* BEGIN *

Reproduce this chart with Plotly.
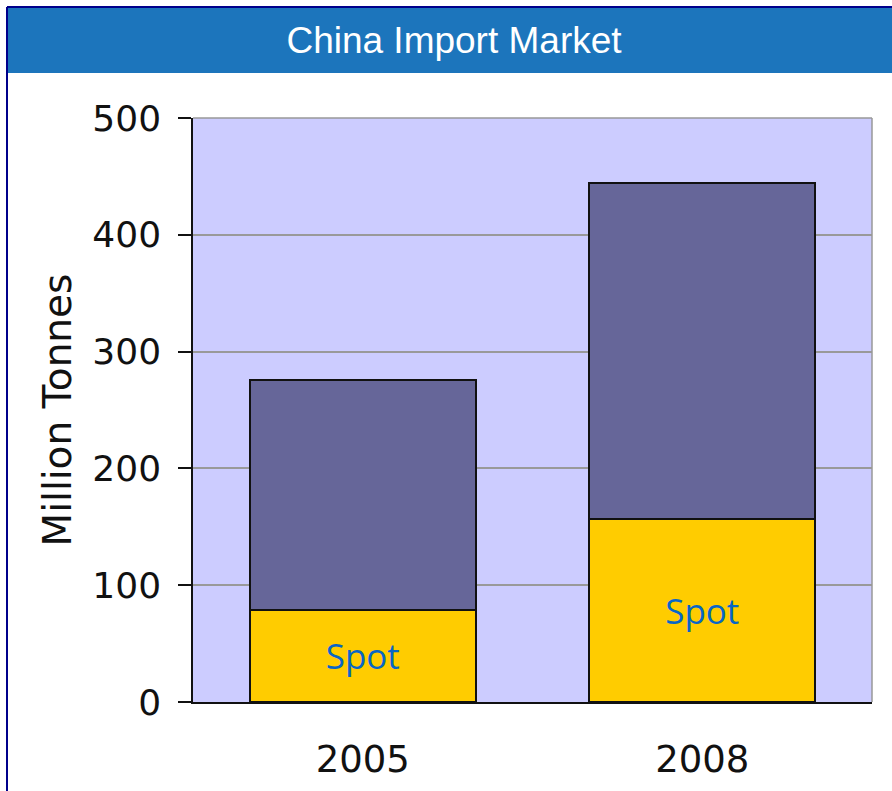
import plotly.graph_objects as go

# Data
years = ["2005", "2008"]
spot = [79, 157]
contract = [197, 287]
y_ticks = [0, 100, 200, 300, 400, 500]

fig = go.Figure()
fig.add_trace(go.Bar(
    x=years, y=spot, name="Spot",
    marker=dict(color="#ffcc00", line=dict(color="#111111", width=2)),
    text=["Spot"] * len(years), textposition="inside", insidetextanchor="middle",
    textfont=dict(family="Open Sans", size=35, color="#0866c6"),
    textangle=0, hoverinfo="skip",
))
fig.add_trace(go.Bar(
    x=years, y=contract, name="Contract",
    marker=dict(color="#666699", line=dict(color="#111111", width=2)),
    hoverinfo="skip",
))

W, H = 892, 791
L, R, T, B = 193, 20, 118, 88.5
pw, ph = W - L - R, H - T - B

def px_x(px):
    return (px - L) / pw

def px_y(py):
    return (H - B - py) / ph

shapes = [
    # title bar
    dict(type="rect", xref="paper", yref="paper",
         x0=px_x(8), x1=px_x(W + 5), y0=px_y(73), y1=px_y(8),
         fillcolor="#1c75bc", line=dict(width=0), layer="above"),
    # outer navy border (left and top)
    dict(type="line", xref="paper", yref="paper",
         x0=px_x(7), x1=px_x(7), y0=px_y(7), y1=px_y(H + 5),
         line=dict(color="#00008b", width=2), layer="above"),
    dict(type="line", xref="paper", yref="paper",
         x0=px_x(7), x1=px_x(W + 5), y0=px_y(7), y1=px_y(7),
         line=dict(color="#00008b", width=2), layer="above"),
    # plot frame top and right (gray)
    dict(type="line", xref="x domain", yref="y domain",
         x0=0, x1=1, y0=1, y1=1, line=dict(color="#999999", width=1.5), layer="above"),
    dict(type="line", xref="x domain", yref="y domain",
         x0=1, x1=1, y0=0, y1=1, line=dict(color="#999999", width=1.5), layer="above"),
]

fig.update_layout(
    width=W, height=H,
    margin=dict(l=L, r=R, t=T, b=B, pad=0, autoexpand=False),
    paper_bgcolor="white", plot_bgcolor="#ccccff",
    barmode="stack", bargap=0.334, showlegend=False,
    shapes=shapes,
    title=dict(text="China Import Market", x=454 / W, xanchor="center",
               y=1 - 40.5 / H, yanchor="middle", yref="container",
               font=dict(family="Liberation Sans", size=37, color="white")),
)
fig.update_xaxes(
    type="category", showline=True, linecolor="#111111", linewidth=1.5,
    ticks="", showgrid=False, automargin=False,
    tickfont=dict(family="DejaVu Sans", size=37, color="#111111"),
    ticklabelstandoff=24,
)
fig.update_yaxes(
    range=[0, 500], tickvals=y_ticks, showline=True, linecolor="#111111", linewidth=1.5,
    ticks="outside", ticklen=13, tickwidth=1.5, tickcolor="#111111",
    showgrid=True, gridcolor="#999999", gridwidth=1.5, zeroline=False, automargin=False,
    tickfont=dict(family="DejaVu Sans", size=36, color="#111111"),
    ticklabelstandoff=10,
    title=dict(text="Million Tonnes", font=dict(family="DejaVu Sans", size=39, color="#111111"),
               standoff=9),
)

fig.write_html("out.html", config={"displayModeBar": False},
               post_script="document.body.style.margin='0';document.body.style.overflow='hidden';")
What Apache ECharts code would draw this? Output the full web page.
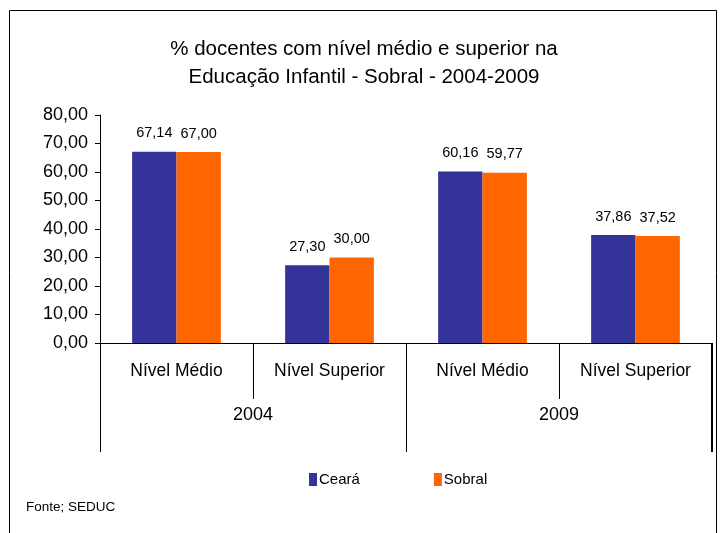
<!DOCTYPE html>
<html><head><meta charset="utf-8">
<script src="https://cdn.jsdelivr.net/npm/echarts@6/dist/echarts.min.js"></script>
<style>html,body{margin:0;padding:0;background:#fff}#c{width:728px;height:533px}</style>
</head><body><div id="c"></div>
<script>
var categories = ['Nível Médio', 'Nível Superior', 'Nível Médio', 'Nível Superior'];
var years = ['2004', '2009'];
var ceara = [67.14, 27.30, 60.16, 37.86];
var sobral = [67.00, 30.00, 59.77, 37.52];
var yTicks = [0, 10, 20, 30, 40, 50, 60, 70, 80];

var fmt = function (v) { return Number(v).toFixed(2).replace('.', ','); };
var catKeys = categories.map(function (c, i) { return c + '|' + i; });
var FONT = 'Liberation Sans';
var GRID = { left: 100, right: 16, top: 115, bottom: 190 };
var W = 728, H = 533;

var chart = echarts.init(document.getElementById('c'));
var xr = W - GRID.right - 0.5, yb = H - GRID.bottom;
chart.setOption({
  animation: false,
  textStyle: { fontFamily: FONT, color: '#000' },
  title: {
    text: '% docentes com nível médio e superior na\nEducação Infantil - Sobral - 2004-2009',
    left: 359, top: 30, textAlign: 'center',
    textStyle: { fontFamily: FONT, fontWeight: 'normal', fontSize: 20.5, color: '#000', lineHeight: 28 }
  },
  legend: {
    left: 304, top: 467, itemWidth: 8, itemHeight: 13, itemGap: 74,
    icon: 'rect',
    textStyle: { fontFamily: FONT, fontSize: 15, color: '#000', padding: [0, 0, 0, -3] },
    data: ['Ceará', 'Sobral']
  },
  grid: GRID,
  xAxis: [
    {
      type: 'category', data: catKeys, position: 'bottom',
      axisLine: { show: true, lineStyle: { color: '#000', width: 1 } },
      axisTick: { show: true, interval: 0, length: 56, lineStyle: { color: '#000' } },
      axisLabel: { margin: 19, interval: 0, fontSize: 17.5, color: '#000', fontFamily: FONT,
        formatter: function (v) { return v.split('|')[0]; } }
    },
    {
      type: 'category', data: years, position: 'bottom',
      axisLine: { show: false },
      axisTick: { show: true, interval: 0, length: 109, lineStyle: { color: '#000' } },
      axisLabel: { margin: 63, interval: 0, fontSize: 18, color: '#000', fontFamily: FONT }
    }
  ],
  yAxis: {
    type: 'value', min: yTicks[0], max: yTicks[yTicks.length - 1], interval: 10,
    axisLine: { show: true, lineStyle: { color: '#000' } },
    axisTick: { show: true, length: 5, lineStyle: { color: '#000' } },
    splitLine: { show: false },
    axisLabel: { fontSize: 18, color: '#000', fontFamily: FONT, margin: 12, formatter: fmt }
  },
  series: [
    {
      name: 'Ceará', type: 'bar', data: ceara, barGap: '0%', barCategoryGap: '42%',
      itemStyle: { color: '#333399' },
      label: { show: true, position: 'top', distance: 11, fontSize: 14.5, color: '#000', fontFamily: FONT,
        formatter: function (p) { return fmt(p.value); } }
    },
    {
      name: 'Sobral', type: 'bar', data: sobral, barGap: '0%', barCategoryGap: '42%',
      itemStyle: { color: '#FF6600' },
      label: { show: true, position: 'top', distance: 11, fontSize: 14.5, color: '#000', fontFamily: FONT,
        formatter: function (p) { return fmt(p.value); } }
    }
  ],
  graphic: [
    { type: 'rect', shape: { x: 9.5, y: 10.5, width: 707, height: 540 },
      style: { fill: 'none', stroke: '#000', lineWidth: 1 }, silent: true, z: 100 },
    { type: 'text', left: 26, top: 500,
      style: { text: 'Fonte; SEDUC', fontFamily: FONT, fontSize: 13.5, fill: '#000' } },
    { type: 'line', shape: { x1: xr, y1: yb, x2: xr, y2: yb + 109 },
      style: { stroke: '#000', lineWidth: 1 }, silent: true, z: 100 }
  ]
});
</script></body></html>
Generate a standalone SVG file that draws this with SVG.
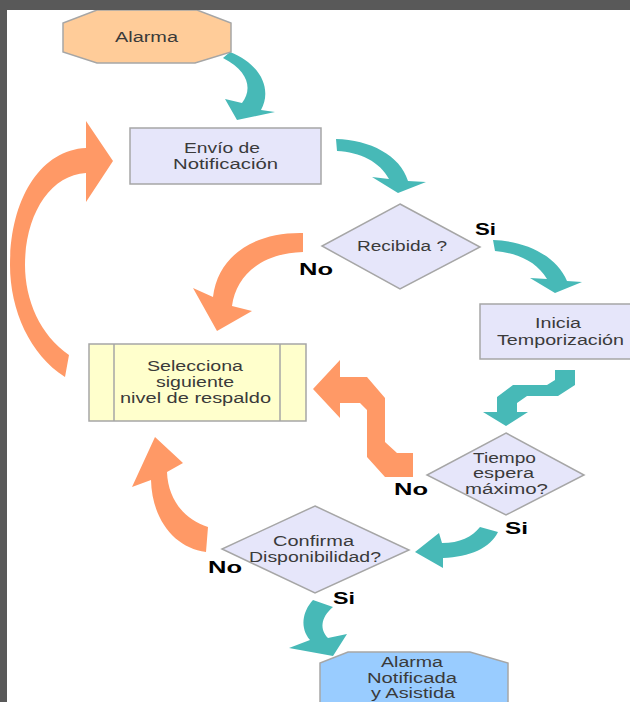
<svg xmlns="http://www.w3.org/2000/svg" width="630" height="702" viewBox="0 0 630 702">
<style>
.node{stroke:#a6a6a6;stroke-width:1.5}
.oct1{fill:#ffcc99}
.oct2{fill:#99ccff}
.lav{fill:#e6e6fa}
.yel{fill:#ffffcc}
.t{font-family:"Liberation Sans",Arial,sans-serif;font-size:14px;fill:#3a3a3a}
.lbl{font-family:"Liberation Sans",Arial,sans-serif;font-size:16px;font-weight:bold;fill:#000}
.teal{fill:#47b9b7}
.orng{fill:#ff9966}
</style>
<rect x="0" y="0" width="630" height="702" fill="#ffffff"/>

<g id="connectors">
  <path class="teal" d="M223,58 L230,52 C262,65 272,90 261,110 L275,112 L237,120 L225,99 L242,103 C252,90 250,72 223,58 Z"/>
  <path class="teal" d="M336,139 C370,140 400,155 408,181 L426,182 L398,193 L372,177 L389,179 C380,162 360,152 337,151 Z"/>
  <path class="teal" d="M493,240 C525,241 556,255 567,281 L582,282 L555,293 L530,278 L547,279 C537,262 518,253 495,251 Z"/>
  <path class="orng" d="M303,233 C255,232 218,255 213,297 L193,288 L217,331 L252,311 L232,306 C236,275 262,253 303,252 Z"/>
  <path class="orng" d="M69,355 C40,335 25,300 25,265 C25,215 50,175 86,173 L86,202 L113,161 L86,121 L86,148 C40,150 10,200 10,265 C10,310 30,355 65,377 Z"/>
  <path class="teal" d="M555,370 L575,370 L575,385 L558,396 L527,396 L517,403 L517,412 L528,412 L506,426 L483,412 L497,412 L497,397 L513,385 L547,385 L555,380 Z"/>
  <path class="orng" d="M313,389 L340,360 L340,377 L367,377 L385,398 L385,442 L397,453 L413,453 L413,477 L385,477 L367,457 L367,410 L360,403 L340,403 L340,418 Z"/>
  <path class="teal" d="M480,527 L498,532 C490,548 470,557 443,558 L443,568 L415,552 L439,533 L442,543 C460,543 472,537 480,527 Z"/>
  <path class="orng" d="M208,527 C185,520 168,500 167,472 L183,463 L155,437 L132,487 L151,480 C152,520 175,548 206,552 Z"/>
  <path class="teal" d="M313,600 L333,607 C320,618 320,630 328,638 L347,634 L333,656 L289,648 L310,640 C300,628 302,612 313,600 Z"/>
  <text class="lbl" x="475" y="235" textLength="21" lengthAdjust="spacingAndGlyphs">Si</text>
  <text class="lbl" x="299" y="275" textLength="34" lengthAdjust="spacingAndGlyphs">No</text>
  <text class="lbl" x="394" y="495" textLength="34" lengthAdjust="spacingAndGlyphs">No</text>
  <text class="lbl" x="505" y="534" textLength="23" lengthAdjust="spacingAndGlyphs">Si</text>
  <text class="lbl" x="208" y="573" textLength="34" lengthAdjust="spacingAndGlyphs">No</text>
  <text class="lbl" x="333" y="604" textLength="22" lengthAdjust="spacingAndGlyphs">Si</text>
</g>

<g id="alarma">
  <polygon class="node oct1" points="97,10 197,10 231,23 231,52 195,63 97,63 63,52 63,23"/>
  <text class="t" x="115" y="42" textLength="63" lengthAdjust="spacingAndGlyphs">Alarma</text>
</g>

<g id="envio">
  <rect class="node lav" x="130" y="128" width="191" height="56"/>
  <text class="t" x="184" y="153" textLength="76" lengthAdjust="spacingAndGlyphs">Envío de</text>
  <text class="t" x="173" y="169" textLength="105" lengthAdjust="spacingAndGlyphs">Notificación</text>
</g>

<g id="recibida">
  <polygon class="node lav" points="400,204 480,247 400,289 322,246"/>
  <text class="t" x="357" y="251" textLength="90" lengthAdjust="spacingAndGlyphs">Recibida ?</text>
</g>

<g id="inicia">
  <rect class="node lav" x="480" y="304" width="152" height="55"/>
  <text class="t" x="535" y="328" textLength="46" lengthAdjust="spacingAndGlyphs">Inicia</text>
  <text class="t" x="497" y="345" textLength="127" lengthAdjust="spacingAndGlyphs">Temporización</text>
</g>

<g id="selecciona">
  <rect class="node yel" x="89" y="344" width="217" height="77"/>
  <line class="node" x1="114" y1="344" x2="114" y2="421"/>
  <line class="node" x1="280" y1="344" x2="280" y2="421"/>
  <text class="t" x="147" y="371" textLength="96" lengthAdjust="spacingAndGlyphs">Selecciona</text>
  <text class="t" x="156" y="387" textLength="78" lengthAdjust="spacingAndGlyphs">siguiente</text>
  <text class="t" x="120" y="403" textLength="151" lengthAdjust="spacingAndGlyphs">nivel de respaldo</text>
</g>

<g id="tiempo">
  <polygon class="node lav" points="506,433 584,475 506,515 427,475"/>
  <text class="t" x="473" y="463" textLength="63" lengthAdjust="spacingAndGlyphs">Tiempo</text>
  <text class="t" x="473" y="478" textLength="61" lengthAdjust="spacingAndGlyphs">espera</text>
  <text class="t" x="465" y="494" textLength="83" lengthAdjust="spacingAndGlyphs">máximo?</text>
</g>

<g id="confirma">
  <polygon class="node lav" points="315,506 409,550 315,593 222,549"/>
  <text class="t" x="273" y="546" textLength="81" lengthAdjust="spacingAndGlyphs">Confirma</text>
  <text class="t" x="249" y="562" textLength="132" lengthAdjust="spacingAndGlyphs">Disponibilidad?</text>
</g>

<g id="alarma-notificada">
  <polygon class="node oct2" points="348,652 470,652 508,663 508,712 470,724 348,724 320,712 320,663"/>
  <text class="t" x="381" y="667" textLength="62" lengthAdjust="spacingAndGlyphs">Alarma</text>
  <text class="t" x="367" y="683" textLength="90" lengthAdjust="spacingAndGlyphs">Notificada</text>
  <text class="t" x="371" y="698" textLength="84" lengthAdjust="spacingAndGlyphs">y Asistida</text>
</g>

<rect x="0" y="0" width="630" height="10" fill="#595959"/>
<rect x="0" y="0" width="7" height="702" fill="#595959"/>
</svg>
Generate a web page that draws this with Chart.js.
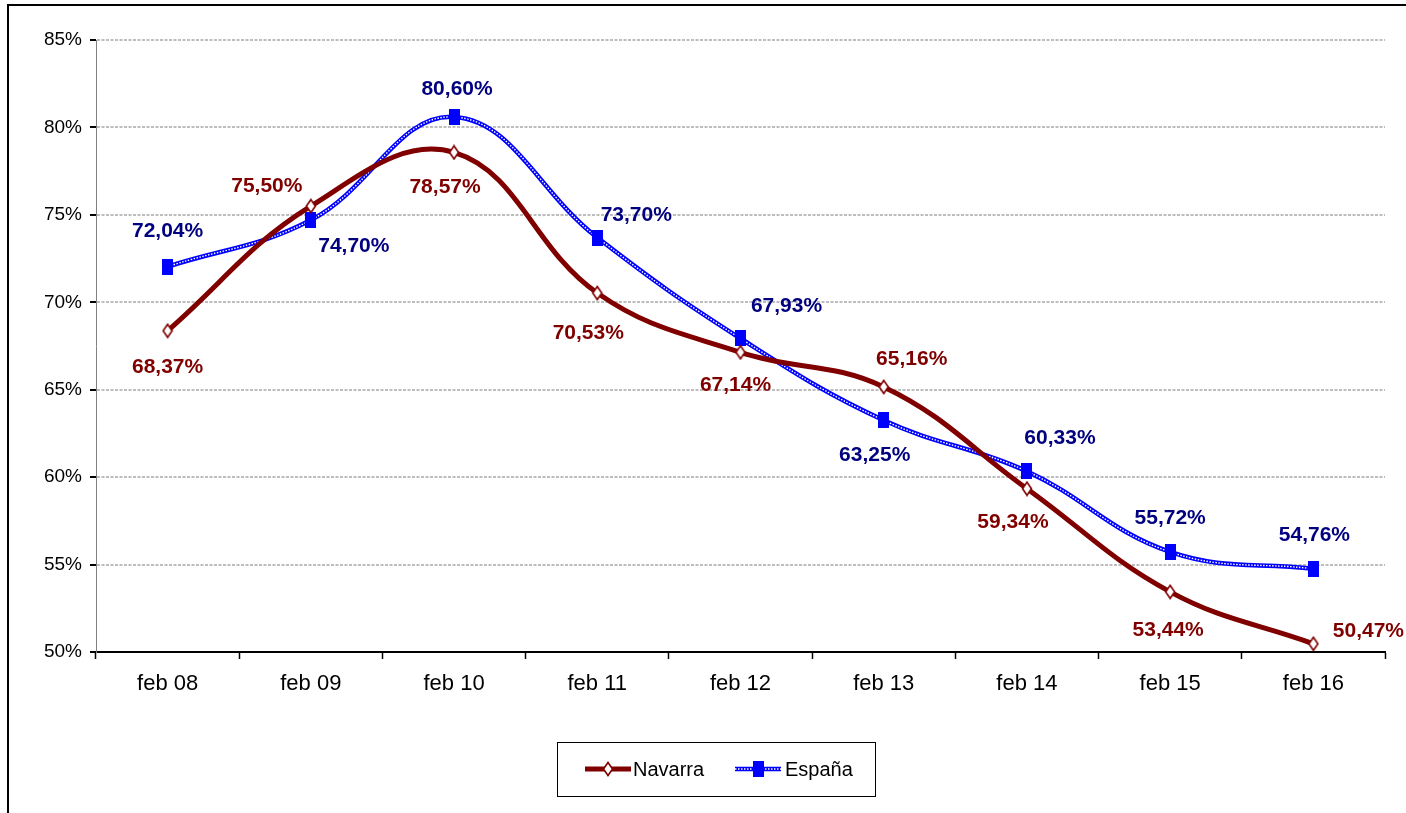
<!DOCTYPE html>
<html>
<head>
<meta charset="utf-8">
<script src="https://cdn.jsdelivr.net/npm/chart.js@4.4.1/dist/chart.umd.min.js"></script>
<style>
  html, body { margin: 0; padding: 0; background: #fff; }
</style>
</head>
<body>
<canvas id="chart" width="1406" height="813"></canvas>
<script>
const categories = ['feb 08', 'feb 09', 'feb 10', 'feb 11', 'feb 12', 'feb 13', 'feb 14', 'feb 15', 'feb 16'];
const navarra = [68.37, 75.50, 78.57, 70.53, 67.14, 65.16, 59.34, 53.44, 50.47];
const espana = [72.04, 74.70, 80.60, 73.70, 67.93, 63.25, 60.33, 55.72, 54.76];
const yTicks = [50, 55, 60, 65, 70, 75, 80, 85];

// where each value label sits relative to its point (px)
const navarraLabelPos = [[0, 36], [-44, -20], [-9, 35], [-9, 40], [-5, 33], [28, -28], [-14, 34], [-2, 38], [55, -13]];
const espanaLabelPos = [[0, -35], [43, 26], [3, -28], [39, -22], [46, -32], [-9, 35], [33, -33], [0, -34], [1, -34]];

const RED = '#800000';
const BLUE = '#0000ff';
const NAVY = '#000080';
const SANS = '"Liberation Sans", Arial, sans-serif';

function makeMarker(w, h, draw) {
  const c = document.createElement('canvas');
  c.width = w; c.height = h;
  draw(c.getContext('2d'), w, h);
  return c;
}

const diamond = makeMarker(12, 16, (g, w, h) => {
  g.beginPath();
  g.moveTo(w / 2, 1.5); g.lineTo(w - 1.5, h / 2); g.lineTo(w / 2, h - 1.5); g.lineTo(1.5, h / 2);
  g.closePath();
  g.fillStyle = '#fff'; g.fill();
  g.lineWidth = 1.6; g.strokeStyle = RED; g.stroke();
});
const square = makeMarker(11, 16, (g, w, h) => {
  g.fillStyle = BLUE; g.fillRect(0, 0, w, h);
});

const fmt = (v) => v.toFixed(2).replace('.', ',') + '%';

const framePlugin = {
  id: 'frame',
  beforeDraw(chart) {
    const ctx = chart.ctx;
    ctx.save();
    ctx.fillStyle = '#fff';
    ctx.fillRect(0, 0, chart.width, chart.height);
    ctx.strokeStyle = '#000';
    ctx.lineWidth = 2;
    ctx.beginPath();
    ctx.moveTo(8, chart.height);
    ctx.lineTo(8, 5);
    ctx.lineTo(chart.width, 5);
    ctx.stroke();
    ctx.restore();
  }
};

// white dotted core on the blue line, then markers back on top
const dottedPlugin = {
  id: 'dotted',
  afterDatasetDraw(chart, args) {
    if (args.index !== 1) return;
    const ctx = chart.ctx;
    const meta = args.meta;
    ctx.save();
    ctx.beginPath();
    meta.dataset.path(ctx);
    ctx.strokeStyle = '#fff';
    ctx.lineWidth = 1.4;
    ctx.setLineDash([1.5, 1.5]);
    ctx.stroke();
    ctx.restore();
    meta.data.forEach((p) => p.draw(ctx, chart.chartArea));
  }
};

const labelPlugin = {
  id: 'valueLabels',
  afterDatasetsDraw(chart) {
    const ctx = chart.ctx;
    const sets = [
      { meta: chart.getDatasetMeta(0), values: navarra, pos: navarraLabelPos, color: RED },
      { meta: chart.getDatasetMeta(1), values: espana, pos: espanaLabelPos, color: NAVY }
    ];
    ctx.save();
    ctx.font = 'bold 21px ' + SANS;
    ctx.textAlign = 'center';
    ctx.textBaseline = 'middle';
    sets.forEach((s) => {
      ctx.fillStyle = s.color;
      s.meta.data.forEach((p, i) => {
        ctx.fillText(fmt(s.values[i]), p.x + s.pos[i][0], p.y + s.pos[i][1]);
      });
    });
    ctx.restore();
  }
};

const legendPlugin = {
  id: 'boxLegend',
  afterDraw(chart) {
    const ctx = chart.ctx;
    const ds = chart.data.datasets;
    const y = 769;
    ctx.save();
    ctx.strokeStyle = '#000';
    ctx.lineWidth = 1;
    ctx.strokeRect(557.5, 742.5, 318, 54);

    // Navarra sample
    ctx.strokeStyle = RED; ctx.lineWidth = 5;
    ctx.beginPath(); ctx.moveTo(585, y); ctx.lineTo(631, y); ctx.stroke();
    ctx.drawImage(diamond, 608 - diamond.width / 2, y - diamond.height / 2);

    // España sample
    ctx.strokeStyle = BLUE; ctx.lineWidth = 4.5;
    ctx.beginPath(); ctx.moveTo(735, y); ctx.lineTo(781, y); ctx.stroke();
    ctx.strokeStyle = '#fff'; ctx.lineWidth = 1.4; ctx.setLineDash([1.5, 1.5]);
    ctx.beginPath(); ctx.moveTo(735, y); ctx.lineTo(781, y); ctx.stroke();
    ctx.setLineDash([]);
    ctx.drawImage(square, 758 - square.width / 2, y - square.height / 2);

    ctx.fillStyle = '#000';
    ctx.font = '20px ' + SANS;
    ctx.textAlign = 'left';
    ctx.textBaseline = 'middle';
    ctx.fillText(ds[0].label, 633, y + 1);
    ctx.fillText(ds[1].label, 785, y + 1);
    ctx.restore();
  }
};

new Chart(document.getElementById('chart'), {
  type: 'line',
  data: {
    labels: categories,
    datasets: [{
      label: 'Navarra',
      data: navarra,
      borderColor: RED,
      borderWidth: 5,
      tension: 0.4,
      pointStyle: diamond,
      order: 0
    }, {
      label: 'España',
      data: espana,
      borderColor: BLUE,
      borderWidth: 4.5,
      tension: 0.4,
      pointStyle: square,
      order: 1
    }]
  },
  options: {
    responsive: false,
    animation: false,
    layout: { padding: { left: 0, top: 40, right: 21, bottom: 113 } },
    plugins: {
      legend: { display: false },
      tooltip: { enabled: false }
    },
    scales: {
      x: {
        offset: true,
        grid: {
          offset: true,
          drawOnChartArea: false,
          tickLength: 7,
          tickColor: '#000',
          tickWidth: 1.5
        },
        border: { color: '#000', width: 2 },
        ticks: {
          color: '#000',
          padding: 12,
          font: { family: SANS, size: 22 }
        },
        afterFit: (s) => { s.height = 48; }
      },
      y: {
        min: 50,
        max: 85,
        afterBuildTicks: (s) => { s.ticks = yTicks.map((v) => ({ value: v })); },
        grid: {
          color: (c) => (c.tick && c.tick.value === 50 ? 'rgba(0,0,0,0)' : '#bdbdbd'),
          lineWidth: 2,
          tickColor: '#000',
          tickWidth: 2,
          tickLength: 6
        },
        border: { color: '#808080', width: 1, dash: [3, 1.5] },
        ticks: {
          color: '#000',
          padding: 8,
          font: { family: SANS, size: 19 },
          callback: (v) => v + '%'
        },
        afterFit: (s) => { s.width = 96; }
      }
    }
  },
  plugins: [framePlugin, dottedPlugin, labelPlugin, legendPlugin]
});
</script>
</body>
</html>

* END *

The request: Skip all pictures and retype only the stretch from the line that holds "Generate a web" through the line that holds "const yTicks = [50, 55, 60, 65, 70, 75, 80, 85];", exactly as written.

Result:
Generate a web page that draws this with Chart.js.
<!DOCTYPE html>
<html>
<head>
<meta charset="utf-8">
<script src="https://cdn.jsdelivr.net/npm/chart.js@4.4.1/dist/chart.umd.min.js"></script>
<style>
  html, body { margin: 0; padding: 0; background: #fff; }
</style>
</head>
<body>
<canvas id="chart" width="1406" height="813"></canvas>
<script>
const categories = ['feb 08', 'feb 09', 'feb 10', 'feb 11', 'feb 12', 'feb 13', 'feb 14', 'feb 15', 'feb 16'];
const navarra = [68.37, 75.50, 78.57, 70.53, 67.14, 65.16, 59.34, 53.44, 50.47];
const espana = [72.04, 74.70, 80.60, 73.70, 67.93, 63.25, 60.33, 55.72, 54.76];
const yTicks = [50, 55, 60, 65, 70, 75, 80, 85];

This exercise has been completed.